Though actually it's that they don't _discount_ from their fees as much for lower DSRs. 
Ie, final value fees are discounted 20% for a 4.9s and above average, across the board, for the month. 
They're discounted 15% for 4.8s and above, and 5% for 4.6s and above.

They don't discount listing fees, only final value fees, but it's still nothing to sneeze at. My 15-20% usually saves me about $50 a month. (I had perfect 5s last month!  ) 
But I've never felt compelled to _ask_ people to leave me all 5s...

Also, those of us who are "Top Rated Sellers" risk that status if we have too many 1s or 2s. 
I can't recall off the top of my head how many is too many, though.


----------



## clovis (May 13, 2002)

Yes, it is true, and ErinP is correct.

In actuality, if you leave a seller a 4 rating, it might seem like you did them a service, but you really hurt the seller. I know it seems like 3's and 4's are good, but they are not.


----------



## Ken Scharabok (May 11, 2002)

I suggest she should have said something like, "If you intend to leave me less than 5's on my feedback record I would appreciate it if you would contact me in advance to discuss your displeasure".


----------



## 6e (Sep 10, 2005)

OK, well I was just curious. Thank you for the info. Seems e-bay is getting awfully hard for sellers to work with. 

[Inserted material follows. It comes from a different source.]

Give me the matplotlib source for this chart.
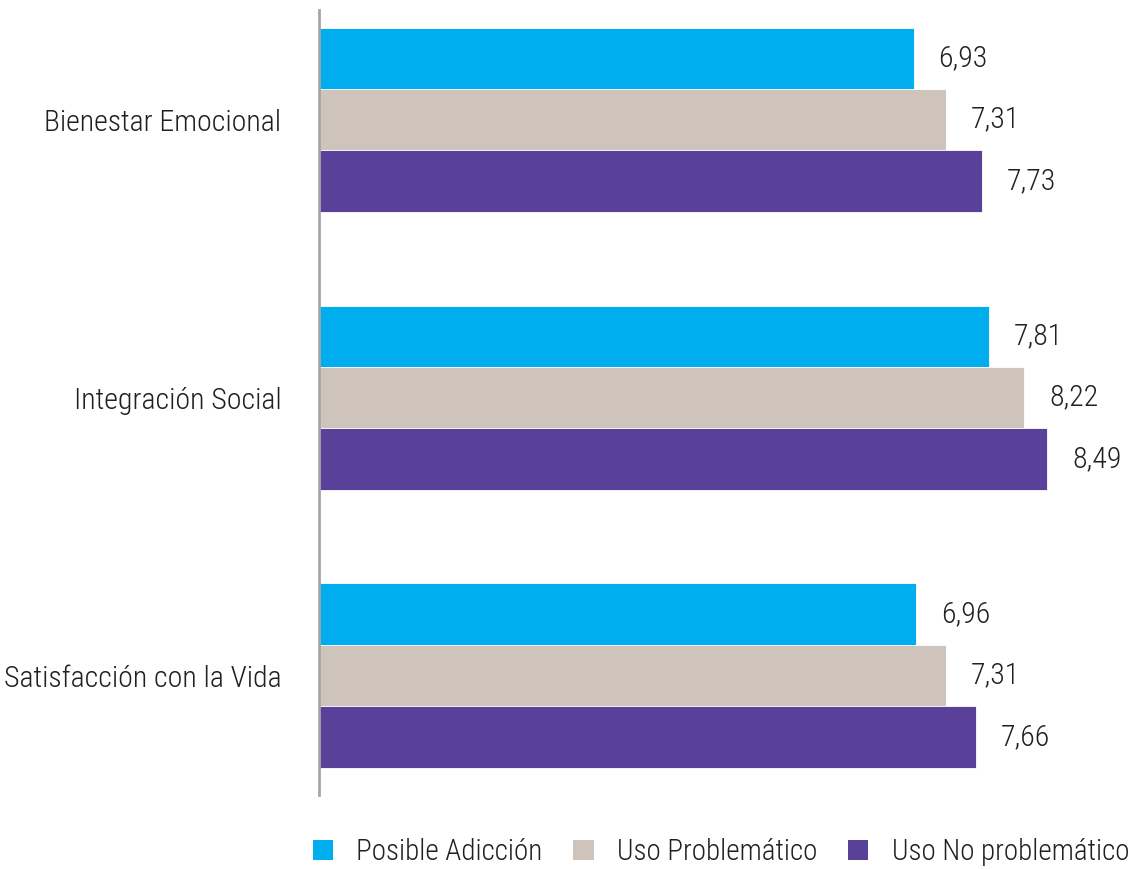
import matplotlib
matplotlib.use("Agg")
import matplotlib.pyplot as plt
import numpy as np

plt.rcParams['font.family'] = ['Roboto Condensed', 'DejaVu Sans']
plt.rcParams['font.weight'] = 'light'

# datos
categorias = ["Bienestar Emocional", "Integración Social", "Satisfacción con la Vida"]
series = ["Posible Adicción", "Uso Problemático", "Uso No problemático"]
posible_adiccion = [6.93, 7.81, 6.96]
uso_problematico = [7.31, 8.22, 7.31]
uso_no_problematico = [7.73, 8.49, 7.66]
colores = ["#00AEEF", "#CEC4BB", "#594099"]

valores = [posible_adiccion, uso_problematico, uso_no_problematico]

fig = plt.figure(figsize=(11.35, 8.69), dpi=100)
ax = fig.add_axes([319 / 1135, 74 / 869, (1135 - 319) / 1135, 785 / 869])

y = np.arange(len(categorias))
alto = 0.221
for i, (serie, vals, col) in enumerate(zip(series, valores, colores)):
    pos = y + (i - 1) * alto
    ax.barh(pos, vals, height=alto, color=col, edgecolor="white", linewidth=0.6, label=serie)
    for p, v in zip(pos, vals):
        ax.text(v + 0.29, p, f"{v:.2f}".replace(".", ","), va="center", ha="left",
                fontsize=21.5, color="#231F20")

ax.set_xlim(0, (1135 - 319) / 85.8)
ax.set_ylim(2.43, -0.395)
ax.set_yticks(y)
ax.set_yticklabels(categorias, fontsize=21.5, color="#231F20")
ax.tick_params(axis="y", length=0, pad=27)
ax.set_xticks([])
for s in ["top", "right", "bottom"]:
    ax.spines[s].set_visible(False)
ax.spines["left"].set_color("#A6A6A6")
ax.spines["left"].set_linewidth(2)

leg = fig.legend(loc="center", bbox_to_anchor=(721 / 1135, 1 - 852 / 869), ncol=3,
                 frameon=False, fontsize=21, handlelength=0.7, handleheight=0.7,
                 handletextpad=0.8, columnspacing=1.05, borderpad=0.1, labelcolor="#231F20")
for h in leg.legend_handles:
    h.set_edgecolor("none")

fig.savefig("out.png", dpi=100)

I just bought a saddle from a man and he said I could send a MO. Wouldn't you know it got returned to me as "undeliverable" and while he has been very nice about the whole thing, I'm sure he's frustrated as am I. I did have a tracking number on it and everything so I had proof that it did indeed get itself lost. I'm just hoping this doesn't give me a bad reputation in his eyes. Very aggravating. But again, he has been awfully nice to work with on it.


----------



## How Do I (Feb 11, 2008)

Not to hijack this thread, but since we're on the subject...If _no_ feedback is left for the item purchase, is that worse than receiving a feedback with low star values? Or does that not count against you?


----------



## ErinP (Aug 23, 2007)

So far as I know, no feedback means absolutely nothing.
It doesn't count for or against the seller (or buyer, for that matter).

I'd venture to guess that less than 50% of transactions have FB left anymore...


----------